A thunder storm caused a power outage in parts of Berlin yesterday, but the outrage over a German double agent has generated enough heat and light to power the capital for days.
News that a 31-year-old foreign intelligence employee (BND) reportedly sold more than 200 classified files to the CIA, at just €115 a go, has revived a feeling of betrayal in Germany towards the US that, after last summer's Edward Snowden allegations, had only just gone into abeyance.
Chancellor Angela Merkel, just back from a trip to China, now faces two challenges: to demand political clarification and intelligence concessions from president Barack Obama in Washington, and to bring under control a domestic political chorus that, in her absence, has built to a shrill crescendo.
Leading the chorus yesterday was Bundestag interior committee head Wolfgang Bosbach, who demanded the US decide whether the BND was a "partner or an espionage target".
Interior minister Thomas de Maizière, meanwhile, has suggested the lesson of the scandal may be to end Berlin’s practice of not spying on its allies, particularly the US.
If anything, the double agent affair indicates why that might be a good idea: after two years selling secrets to the CIA via the US embassy in Berlin – reportedly not on Germany’s surveillance radar – intelligence caught wind of the mole only when he contacted the Russian embassy.
Empty-handed
Merkel has been cautious in her only public remarks to date on the affair. She has little to show for last year’s outrage over Snowden revelations, including an NSA tap on her mobile phone. Her officials came back empty-handed from Washington with neither the hoped-for no-spy agreement nor even details of US intelligence activity in Germany.
Too much public outrage from Berlin, Merkel knows, brings a real risk of blowback. Snowden documents have already demonstrated that German intelligence agencies were the most prolific users of the NSA spying software condemned by German politicians.

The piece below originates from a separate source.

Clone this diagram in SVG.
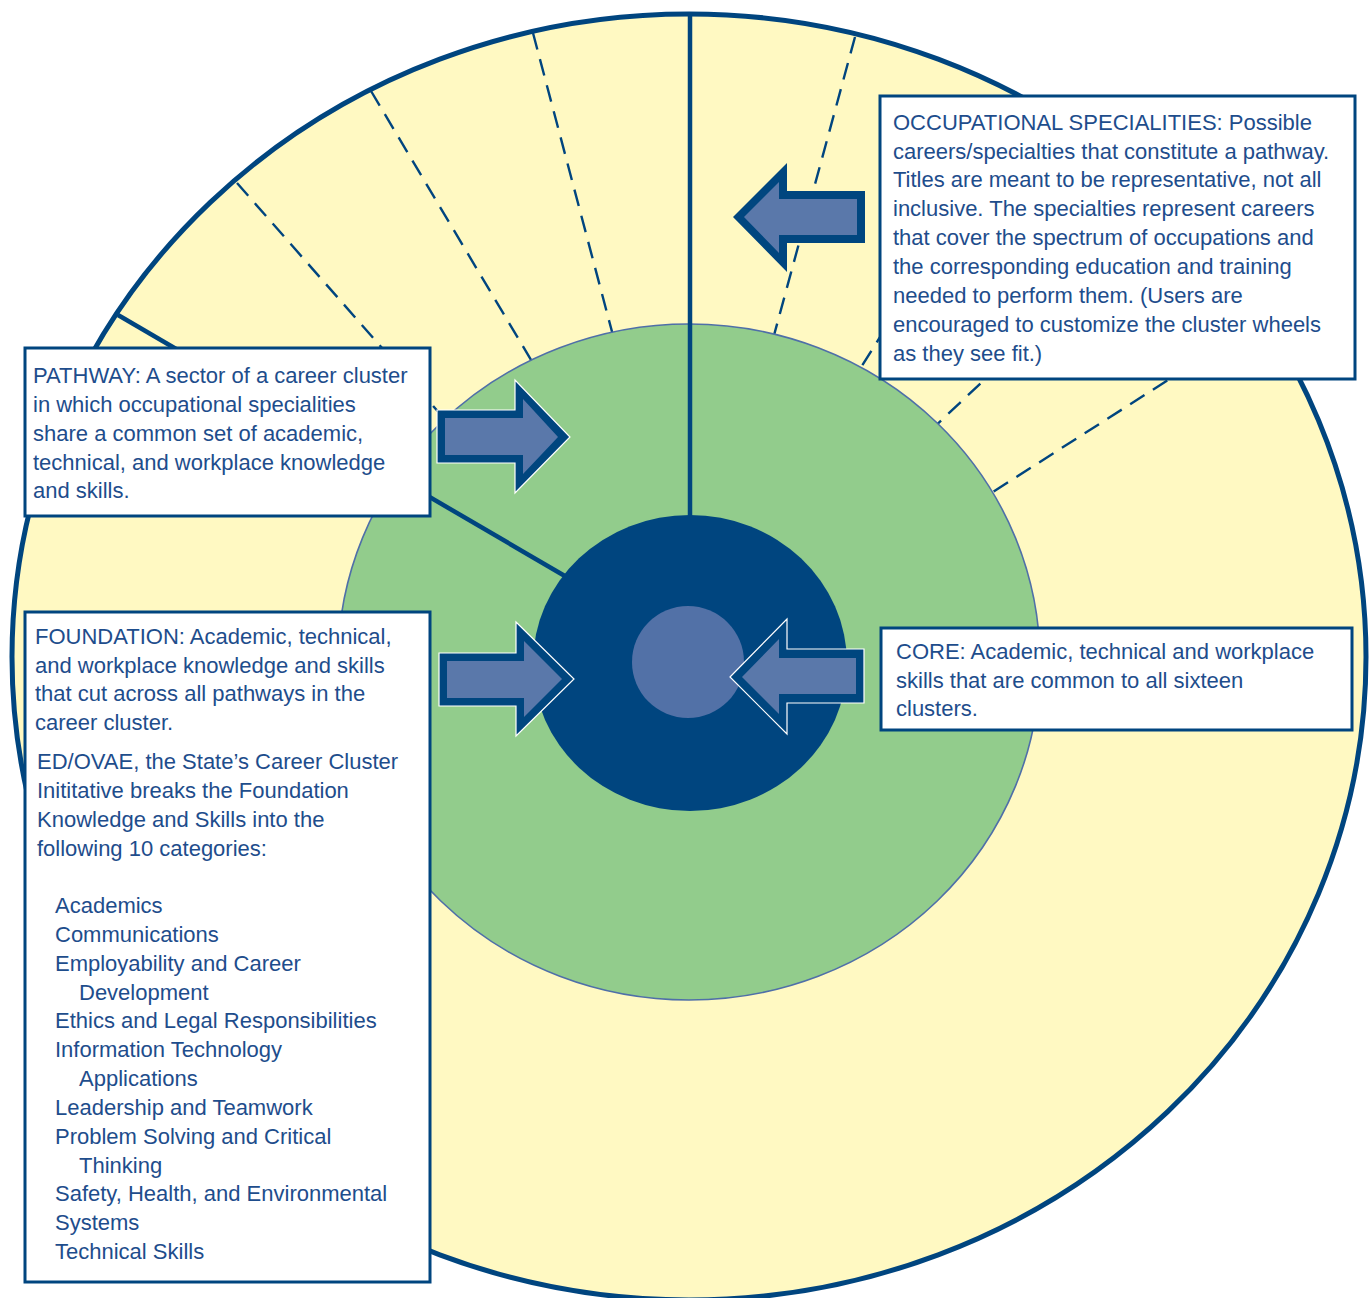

Any political progress will require breaking the Berlin- Washington dialogue of the deaf on espionage matters. German officials say their US counterparts continually underestimate the poisonous legacy of state surveillance on the German psyche. US officials, meanwhile, accuse the Germans of failing to draw a line between current intelligence gathering and the vulnerability left in the US psyche left by the September 11th attacks.
Asked by Berlin why Germany is a target, they point to how unwitting German intelligence agencies allowed the 9/11 cell to devise its plane hijack plans undisturbed in Hamburg.
Hillary Clinton's current tour through Germany to promote her memoirs has turned into a damage limitation exercise on behalf of the White House. She suggested yesterday that the best Germany could hope for from the latest scandal was new rules of engagement with the US intelligence services.
"These people went further than they should," she told the Süddeutsche Zeitung daily of the reported CIA spying.
“I hope the result will be a dialogue between our governments, making sure what is appropriate and what isn’t.”
German security analysts agree that this the most likely direct outcome, if Merkel can use the political embarrassment as leverage in talks with Obama.
"Either he has to admit he knew about this, and accept blame for the political damage caused, or he admits the intelligence service acted without his knowledge," said Marcel Dickow, analyst with the SWP.
Latest scandal
Other Berlin analysts predict the latest espionage scandal will catalyse an ongoing maturing in Germany’s relationship with the US, for decades polarised between Germans grateful for US post-war assistance and those critical of perceived US hegemony.
"Now most Germans realise that international relationships are cost-benefit analyses and that we work with the US only when it serves our interests," said Olaf Boehnke, Berlin head of the ECFR think-tank. "If anything these scandals are a reality check for our political and media elites, to catch up with the German public."
Already the US has fallen to fifth place in the league table of popular German partners. A survey last May for the Körber Foundation found Germans wished to see more co-operation with France, Poland, the UK and China before the US.